The price of prosperity

Candles in the Wind, a documentary film by Kavita Bahl and Nandan Saxena depicts the plight of Punjab’s farmer widows

June 09, 2014 05:50 pm | Updated June 13, 2014 01:37 pm IST - Bangalore:

Kavita Bahl and Nandan Saxena, Directors of Cotton for my shroud at Suchitra Film Society. Photo: K. Bhagya Prakash

Kavita Bahl and Nandan Saxena, Directors of Cotton for my shroud at Suchitra Film Society. Photo: K. Bhagya Prakash

Punjab is said to have benefitted the most from the Green Revolution. Documentary filmmakers Kavita Bahl and Nandan Saxena break this myth of prosperity in their award-winning film, Candles in the Wind. The film, which received a special mention at the 61st National Film Awards, shows how the State has witnessed escalating farmer suicides caused by policy-induced non-remunerative agriculture. Screened last month across the city, the film focuses on farmer widows, who have lived through harsh circumstances after their husbands committed suicide due to mounting debts. The responsibility of repaying the ever-increasing debts falls on them.

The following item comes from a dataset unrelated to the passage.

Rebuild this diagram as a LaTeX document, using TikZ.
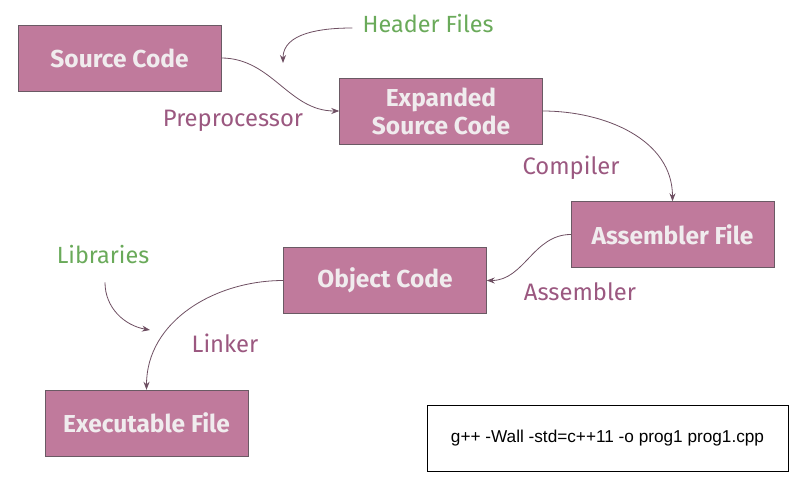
\documentclass[tikz,border=0pt]{standalone}
\usepackage{fontspec}
\setmainfont{Fira Sans}
\newfontfamily\cmdfont{Liberation Sans}
\usetikzlibrary{arrows.meta}
\definecolor{boxfill}{RGB}{192,122,156}
\definecolor{boxline}{RGB}{106,90,100}
\definecolor{boxtext}{RGB}{240,236,238}
\definecolor{steptext}{RGB}{155,88,128}
\definecolor{inputtext}{RGB}{106,170,90}
\definecolor{flowline}{RGB}{110,79,98}
\begin{document}
\begin{tikzpicture}[x=1pt,y=1pt]
  \tikzset{filebox/.style = {shape=rectangle,draw=boxline,fill=boxfill,text=boxtext,
      minimum width=203pt,minimum height=66pt,inner sep=2pt,align=center,
      font=\fontsize{24.5}{28}\selectfont\bfseries}}
  \tikzset{steplabel/.style = {text=steptext,inner sep=0pt,font=\fontsize{23.8}{26}\selectfont}}
  \tikzset{inputlabel/.style = {text=inputtext,inner sep=0pt,font=\fontsize{23.4}{26}\selectfont}}
  \tikzset{flow/.style = {draw=flowline,line width=0.8pt,-{Stealth[length=8pt,width=6pt]}}}
  \useasboundingbox (0,0) rectangle (800,-487);
	\node[filebox] (src) at (119.5,-58) {Source Code};
	\node[filebox] (exp) at (441,-111) {Expanded\\Source Code};
	\node[filebox] (asm) at (672.5,-234.5) {Assembler File};
	\node[filebox] (obj) at (385,-280.5) {Object Code};
	\node[filebox] (exe) at (146.5,-423) {Executable File};
	\node[draw,minimum width=361pt,minimum height=66pt,line width=0.8pt,
	  font=\cmdfont\fontsize{17.2}{20}\selectfont] (cmd) at (607.5,-438)
	  {g++ -Wall -std=c++11 -o prog1 prog1.cpp};

	\node[inputlabel] (hdr) at (428,-24) {Header Files};
	\node[inputlabel] (lib) at (103,-255) {Libraries};
	\node[steplabel] (pre) at (233,-121) {Preprocessor};
	\node[steplabel] (cmp) at (571,-168) {Compiler};
	\node[steplabel] (asl) at (580,-292) {Assembler};
	\node[steplabel] (lnk) at (225,-343) {Linker};

	\coordinate (hdrin) at (283,-63);
	\coordinate (libin) at (150,-330);

    \foreach \from/\to/\o/\i in {src.east/exp.west/0/180,exp.east/asm.north/0/90,
        asm.west/obj.east/180/0,obj.west/exe.north/180/90}
    \draw[flow] (\from) to[out=\o,in=\i] (\to);
    \draw[flow] ([xshift=-10pt,yshift=-4pt]hdr.west) to[out=180,in=90] (hdrin);
    \draw[flow] ([xshift=2pt,yshift=-18pt]lib.south) to[out=-90,in=170] (libin);

\end{tikzpicture}
\end{document}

“The Punjab Government gives the widows a pension of Rs. 250 per month. Can a widow survive on this money? Can she repay her loan?” asks Nandan. “Most of these women are suffering from depression but cannot afford treatment. They are holding on to their small land holdings in the hope that the government shall one day wake up to their plight and waive-off the loan amount. Surviving in a patriarchal society is not easy, either. The strategies of survival and re-negotiation of spaces lends itself to a nuanced understanding of the silent under-currents of a gender-specific struggle in the larger narrative of surviving as a farmer in these times. "

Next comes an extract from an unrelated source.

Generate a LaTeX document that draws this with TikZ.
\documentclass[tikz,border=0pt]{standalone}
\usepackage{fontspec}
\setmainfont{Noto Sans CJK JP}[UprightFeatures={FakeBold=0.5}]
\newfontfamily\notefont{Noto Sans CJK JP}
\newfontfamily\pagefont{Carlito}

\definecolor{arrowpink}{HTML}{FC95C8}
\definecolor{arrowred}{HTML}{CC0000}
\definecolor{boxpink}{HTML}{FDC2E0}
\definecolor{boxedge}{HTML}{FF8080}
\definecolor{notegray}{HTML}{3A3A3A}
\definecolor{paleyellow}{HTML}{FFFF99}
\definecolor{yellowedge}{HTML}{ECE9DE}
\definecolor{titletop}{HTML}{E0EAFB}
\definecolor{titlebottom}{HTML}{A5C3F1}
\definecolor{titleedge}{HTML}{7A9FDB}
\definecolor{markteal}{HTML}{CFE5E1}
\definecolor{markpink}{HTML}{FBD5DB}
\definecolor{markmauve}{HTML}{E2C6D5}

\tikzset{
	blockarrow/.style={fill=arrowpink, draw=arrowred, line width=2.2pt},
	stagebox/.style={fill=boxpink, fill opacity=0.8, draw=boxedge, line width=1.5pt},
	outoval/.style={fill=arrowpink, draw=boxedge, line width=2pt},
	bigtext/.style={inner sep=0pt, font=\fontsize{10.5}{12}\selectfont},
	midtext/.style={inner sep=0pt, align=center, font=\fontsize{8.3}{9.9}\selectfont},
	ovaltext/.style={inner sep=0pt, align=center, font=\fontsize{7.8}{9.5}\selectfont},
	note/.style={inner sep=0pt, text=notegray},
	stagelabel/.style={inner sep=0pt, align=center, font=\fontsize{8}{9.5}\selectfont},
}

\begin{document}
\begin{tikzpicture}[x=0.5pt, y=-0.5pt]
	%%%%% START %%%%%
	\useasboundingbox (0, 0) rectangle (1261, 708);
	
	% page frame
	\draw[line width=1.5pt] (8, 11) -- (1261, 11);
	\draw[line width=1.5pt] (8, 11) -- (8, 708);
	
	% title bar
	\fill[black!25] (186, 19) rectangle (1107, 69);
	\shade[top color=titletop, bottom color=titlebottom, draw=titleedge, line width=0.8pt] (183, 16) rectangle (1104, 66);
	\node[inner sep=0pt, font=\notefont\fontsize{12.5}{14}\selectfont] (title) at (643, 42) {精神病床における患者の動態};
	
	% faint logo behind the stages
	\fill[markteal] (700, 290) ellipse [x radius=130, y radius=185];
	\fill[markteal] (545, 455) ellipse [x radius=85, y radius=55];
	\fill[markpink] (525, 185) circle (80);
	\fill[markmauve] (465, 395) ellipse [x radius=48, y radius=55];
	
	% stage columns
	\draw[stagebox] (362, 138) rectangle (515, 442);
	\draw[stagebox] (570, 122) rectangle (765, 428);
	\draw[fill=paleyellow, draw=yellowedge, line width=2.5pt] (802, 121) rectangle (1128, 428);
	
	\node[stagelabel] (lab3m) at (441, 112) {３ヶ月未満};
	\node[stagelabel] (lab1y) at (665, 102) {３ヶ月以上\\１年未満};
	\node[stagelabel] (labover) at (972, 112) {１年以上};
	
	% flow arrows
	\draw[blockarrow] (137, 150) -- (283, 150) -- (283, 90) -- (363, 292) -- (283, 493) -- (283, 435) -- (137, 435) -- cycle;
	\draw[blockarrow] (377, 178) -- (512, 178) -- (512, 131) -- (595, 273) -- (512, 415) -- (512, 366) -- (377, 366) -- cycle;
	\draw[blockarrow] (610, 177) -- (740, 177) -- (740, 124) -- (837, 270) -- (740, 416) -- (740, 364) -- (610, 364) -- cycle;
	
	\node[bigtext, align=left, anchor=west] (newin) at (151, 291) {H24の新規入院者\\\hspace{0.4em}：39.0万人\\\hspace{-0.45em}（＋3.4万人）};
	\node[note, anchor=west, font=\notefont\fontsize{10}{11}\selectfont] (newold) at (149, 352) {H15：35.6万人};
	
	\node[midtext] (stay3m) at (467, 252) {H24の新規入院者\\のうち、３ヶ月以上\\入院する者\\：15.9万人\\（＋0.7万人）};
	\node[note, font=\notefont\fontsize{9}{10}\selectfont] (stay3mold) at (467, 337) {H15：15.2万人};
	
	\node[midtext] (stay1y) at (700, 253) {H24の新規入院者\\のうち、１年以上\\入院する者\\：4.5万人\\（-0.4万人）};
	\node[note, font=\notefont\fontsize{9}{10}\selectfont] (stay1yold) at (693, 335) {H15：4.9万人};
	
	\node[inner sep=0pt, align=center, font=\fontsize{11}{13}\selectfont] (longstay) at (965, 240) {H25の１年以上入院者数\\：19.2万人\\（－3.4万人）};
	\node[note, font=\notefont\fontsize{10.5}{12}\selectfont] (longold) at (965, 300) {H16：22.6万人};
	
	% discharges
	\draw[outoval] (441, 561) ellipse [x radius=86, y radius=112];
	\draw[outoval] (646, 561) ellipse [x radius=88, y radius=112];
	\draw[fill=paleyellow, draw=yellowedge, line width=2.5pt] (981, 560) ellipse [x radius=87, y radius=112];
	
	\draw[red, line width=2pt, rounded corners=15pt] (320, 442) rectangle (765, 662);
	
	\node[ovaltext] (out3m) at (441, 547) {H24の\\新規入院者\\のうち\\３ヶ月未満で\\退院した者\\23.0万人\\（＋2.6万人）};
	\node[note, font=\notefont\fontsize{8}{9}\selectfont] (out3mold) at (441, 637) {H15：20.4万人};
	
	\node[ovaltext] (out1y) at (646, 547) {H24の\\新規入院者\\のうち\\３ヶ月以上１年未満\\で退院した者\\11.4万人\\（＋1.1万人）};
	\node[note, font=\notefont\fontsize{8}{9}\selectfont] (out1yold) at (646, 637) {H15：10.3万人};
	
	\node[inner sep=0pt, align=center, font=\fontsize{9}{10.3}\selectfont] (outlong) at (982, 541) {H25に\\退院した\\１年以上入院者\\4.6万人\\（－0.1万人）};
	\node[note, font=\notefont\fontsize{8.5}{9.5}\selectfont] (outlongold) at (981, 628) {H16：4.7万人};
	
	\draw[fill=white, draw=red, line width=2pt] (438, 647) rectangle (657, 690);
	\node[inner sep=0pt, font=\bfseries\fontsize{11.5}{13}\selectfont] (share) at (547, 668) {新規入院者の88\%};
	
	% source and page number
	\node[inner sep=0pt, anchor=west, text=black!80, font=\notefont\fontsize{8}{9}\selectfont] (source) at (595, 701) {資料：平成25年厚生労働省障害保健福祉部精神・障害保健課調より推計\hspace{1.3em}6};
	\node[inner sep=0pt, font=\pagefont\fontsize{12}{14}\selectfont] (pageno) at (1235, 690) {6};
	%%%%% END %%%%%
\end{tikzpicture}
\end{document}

“Farm-widows are the worst affected, as they learn to cope with the loss in their lives within the ambit of their altered social and economic reality,” adds Kavita in an email interview. “ Candles in the Wind witnesses the silent march of these women as they re-negotiate the rules of engagement and the politics of domination in their bid to survive. Their struggle gives us a window into the social-economic flux rural Punjab is witnessing.”

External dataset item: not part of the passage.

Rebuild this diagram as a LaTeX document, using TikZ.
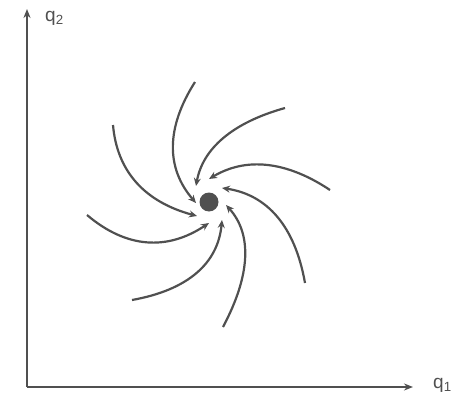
\documentclass[tikz,border=0pt]{standalone}
\usepackage{fontspec}
\setmainfont{Liberation Sans}
\usetikzlibrary{arrows.meta}
\definecolor{ink}{HTML}{505050}
\begin{document}
\begin{tikzpicture}[x=1pt,y=-1pt,
  axis/.style={draw=ink,line width=1.8pt,-{Stealth[length=9pt,width=7pt]}},
  flow/.style={draw=ink,line width=2.2pt,-{Stealth[length=8pt,width=7pt]}},
  lbl/.style={text=ink,font=\fontsize{19}{19}\selectfont,inner sep=0pt}]
\useasboundingbox (0,0) rectangle (451,407);
% axes
\coordinate (O) at (27,387);
\coordinate (ytop) at (27,9);
\coordinate (xend) at (413,387);
\draw[axis] (O) -- (ytop);
\draw[axis] (O) -- (xend);
\node[lbl,anchor=west] (q2) at (45,18) {q\textsubscript{2}};
\node[lbl,anchor=west] (q1) at (433,385) {q\textsubscript{1}};
% centre
\node[circle,fill=ink,minimum size=19pt,inner sep=0pt] (c) at (209,202) {};
% start points
\coordinate (sa) at (195,82);
\coordinate (sb) at (285,108);
\coordinate (sc) at (330,190);
\coordinate (sd) at (305,283);
\coordinate (se) at (223,327);
\coordinate (sf) at (132,300);
\coordinate (sg) at (87,215);
\coordinate (sh) at (113,125);
% end points
\coordinate (ea) at (196,203);
\coordinate (eb) at (196,186);
\coordinate (ec) at (209,179);
\coordinate (ed) at (222,188);
\coordinate (ee) at (226,205);
\coordinate (ef) at (222,220);
\coordinate (eg) at (209,223);
\coordinate (eh) at (197,216);
\draw[flow] (sa) .. controls (165.7,128) and (166,168.3) .. (ea);
\draw[flow] (sb) .. controls (232.3,122.7) and (202.7,148.7) .. (eb);
\draw[flow] (sc) .. controls (286,160.7) and (245.7,157) .. (ec);
\draw[flow] (sd) .. controls (295,226.3) and (267.3,194.7) .. (ed);
\draw[flow] (se) .. controls (251,274.3) and (252,233.7) .. (ee);
\draw[flow] (sf) .. controls (188,290) and (218,263.3) .. (ef);
\draw[flow] (sg) .. controls (126.3,248.3) and (167,251) .. (eg);
\draw[flow] (sh) .. controls (117,171.7) and (145,202) .. (eh);
\end{tikzpicture}
\end{document}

The duo—whose other films include Cotton for my Shroud and Dammed —mostly filmed in the Malwa belt of Punjab, including Sangrur, Bathinda and Mansa districts. “The Malwa belt is also the cotton belt of Punjab. Wheat and rice is also grown here. Over the years, thousands of farmers have committed suicide in this belt alone. Our field visits corroborate this as each village we visited had multiple suicide victims. There are many families that have had three suicides. Besides the loss incurred in agriculture, there are other reasons behind farmers taking loans. With soil and crop contamination, the incidence of cancer has reached an alarming proportion here. Farmers take huge loans for cancer treatment, adding to their financial distress. The government systematically dismantled rural banking from the 1960s. The Punjab government also refuses to pass any law governing private moneylenders. Non-remunerative agriculture chokes the option of ever getting out of the debt spiral and drives the farmers to suicide,” says Nandan.

Breaking the myth that the Green Revolution ushered in an era of prosperity for Indian agriculture, Nandan says: “There is nothing ‘green’ in the Green Revolution. Corporationsknew that increased chemical input would bring a spurt in grain production in the first few years. That would crush any dissent and allow them to embark upon a path that only leads to the decimation of agriculture that is people-centric and sustainable. We all discuss yields, not the nutrition that these hybrids and genetically modified crops give us or why one should contaminate the genome of a plant species with a bacterium, which is against the order of Nature.”

The duo offers workshops in photography and filmmaking to raise resources for their films. They are planning to hold workshops in the city in July.